**DIRECTIONS FOR THIS TASK**
Leave out the pictures, and write out exactly the lines from the beginning of the material to the line holding "var gray = '#8c8c8c';", that line included, and nothing else.

**AVAILABLE DATA**
★ ★ ★ ★

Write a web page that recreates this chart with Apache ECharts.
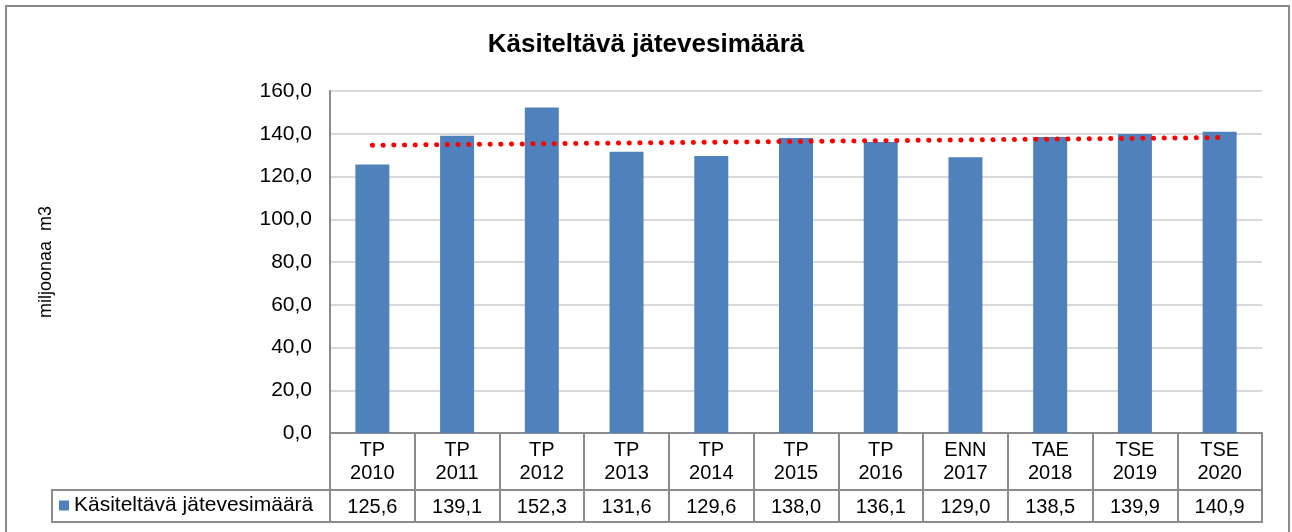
<!DOCTYPE html>
<html>
<head>
<meta charset="utf-8">
<title>Käsiteltävä jätevesimäärä</title>
<script src="https://cdn.jsdelivr.net/npm/echarts@6/dist/echarts.min.js"></script>
<style>
    html, body { margin: 0; padding: 0; background: #fff; }
    #chart { width: 1292px; height: 532px; }
</style>
</head>
<body>
<div id="chart"></div>
<script>
// data
var categories = ['TP 2010', 'TP 2011', 'TP 2012', 'TP 2013', 'TP 2014', 'TP 2015',
                  'TP 2016', 'ENN 2017', 'TAE 2018', 'TSE 2019', 'TSE 2020'];
var values = [125.6, 139.1, 152.3, 131.6, 129.6, 138.0, 136.1, 129.0, 138.5, 139.9, 140.9];
var trendEnds = [134.6, 138.2]; // lineaarinen trendi, alku ja loppu
var seriesName = 'Käsiteltävä jätevesimäärä';
var yTicks = [0, 20, 40, 60, 80, 100, 120, 140, 160];

function fi(v) {
    return v.toFixed(1).replace('.', ',');
}

var trendData = categories.map(function (c, i) {
    if (i === 0) return trendEnds[0];
    if (i === categories.length - 1) return trendEnds[1];
    return null;
});

var font = 'Liberation Sans, Arial, sans-serif';
var gray = '#8c8c8c';

var myChart = echarts.init(document.getElementById('chart'));
var option = {
    animation: false,
    backgroundColor: '#fff',
    title: {
        text: 'Käsiteltävä jätevesimäärä',
        left: 'center',
        top: 27,
        textStyle: { fontFamily: font, fontSize: 26, fontWeight: 'bold', color: '#000' }
    },
    legend: {
        data: [seriesName],
        left: 59,
        top: 495,
        padding: 0,
        icon: 'rect',
        itemWidth: 10,
        itemHeight: 10,
        itemGap: 4,
        selectedMode: false,
        textStyle: { fontFamily: font, fontSize: 21, color: '#000', padding: [0, 0, 0, 0] }
    },
    grid: {
        left: 330,
        right: 30,
        top: 91,
        bottom: 99
    },
    xAxis: [{
        type: 'category',
        data: categories,
        axisLine: { show: true, lineStyle: { color: gray, width: 2 } },
        axisTick: { show: true, length: 57, lineStyle: { color: gray, width: 2 } },
        axisLabel: {
            margin: 6,
            fontFamily: font,
            fontSize: 20,
            lineHeight: 23,
            color: '#000',
            formatter: function (v) { return v.replace(' ', '\n'); }
        }
    }, {
        type: 'category',
        position: 'bottom',
        offset: 57,
        data: categories,
        axisLine: { show: true, lineStyle: { color: gray, width: 2 } },
        axisTick: { show: true, length: 32, lineStyle: { color: gray, width: 2 } },
        axisLabel: {
            margin: 7,
            fontFamily: font,
            fontSize: 20,
            color: '#000',
            formatter: function (v, i) { return fi(values[i]); }
        }
    }],
    yAxis: {
        type: 'value',
        min: yTicks[0],
        max: yTicks[yTicks.length - 1],
        interval: 20,
        name: 'miljoonaa  m3',
        nameLocation: 'middle',
        nameGap: 275,
        nameTextStyle: { fontFamily: font, fontSize: 18, color: '#000' },
        axisLine: { show: true, lineStyle: { color: gray, width: 2 } },
        axisTick: { show: false },
        axisLabel: {
            margin: 18,
            fontFamily: font,
            fontSize: 21,
            color: '#000',
            formatter: function (v) { return fi(v); }
        },
        splitLine: { lineStyle: { color: '#d9d9d9', width: 2 } }
    },
    series: [{
        name: seriesName,
        type: 'bar',
        data: values,
        barWidth: 34,
        itemStyle: { color: '#4f81bd' }
    }, {
        name: 'trendi',
        type: 'line',
        data: trendData,
        connectNulls: true,
        symbol: 'none',
        silent: true,
        z: 5,
        lineStyle: { color: '#ff0000', width: 5, type: [0.1, 10.6], cap: 'round' }
    }],
    graphic: [{
        type: 'rect',
        shape: { x: 52, y: 490, width: 1210, height: 32 },
        style: { fill: 'none', stroke: gray, lineWidth: 2 },
        z: 100
    }, {
        type: 'rect',
        shape: { x: 6, y: 6, width: 1283, height: 540 },
        style: { fill: 'none', stroke: '#8a8a8a', lineWidth: 2 },
        z: 100
    }]
};
myChart.setOption(option);
</script>
</body>
</html>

★ ★ ★ ★

**CORRECT OUTPUT**
Write a web page that recreates this chart with Apache ECharts.
<!DOCTYPE html>
<html>
<head>
<meta charset="utf-8">
<title>Käsiteltävä jätevesimäärä</title>
<script src="https://cdn.jsdelivr.net/npm/echarts@6/dist/echarts.min.js"></script>
<style>
    html, body { margin: 0; padding: 0; background: #fff; }
    #chart { width: 1292px; height: 532px; }
</style>
</head>
<body>
<div id="chart"></div>
<script>
// data
var categories = ['TP 2010', 'TP 2011', 'TP 2012', 'TP 2013', 'TP 2014', 'TP 2015',
                  'TP 2016', 'ENN 2017', 'TAE 2018', 'TSE 2019', 'TSE 2020'];
var values = [125.6, 139.1, 152.3, 131.6, 129.6, 138.0, 136.1, 129.0, 138.5, 139.9, 140.9];
var trendEnds = [134.6, 138.2]; // lineaarinen trendi, alku ja loppu
var seriesName = 'Käsiteltävä jätevesimäärä';
var yTicks = [0, 20, 40, 60, 80, 100, 120, 140, 160];

function fi(v) {
    return v.toFixed(1).replace('.', ',');
}

var trendData = categories.map(function (c, i) {
    if (i === 0) return trendEnds[0];
    if (i === categories.length - 1) return trendEnds[1];
    return null;
});

var font = 'Liberation Sans, Arial, sans-serif';
var gray = '#8c8c8c';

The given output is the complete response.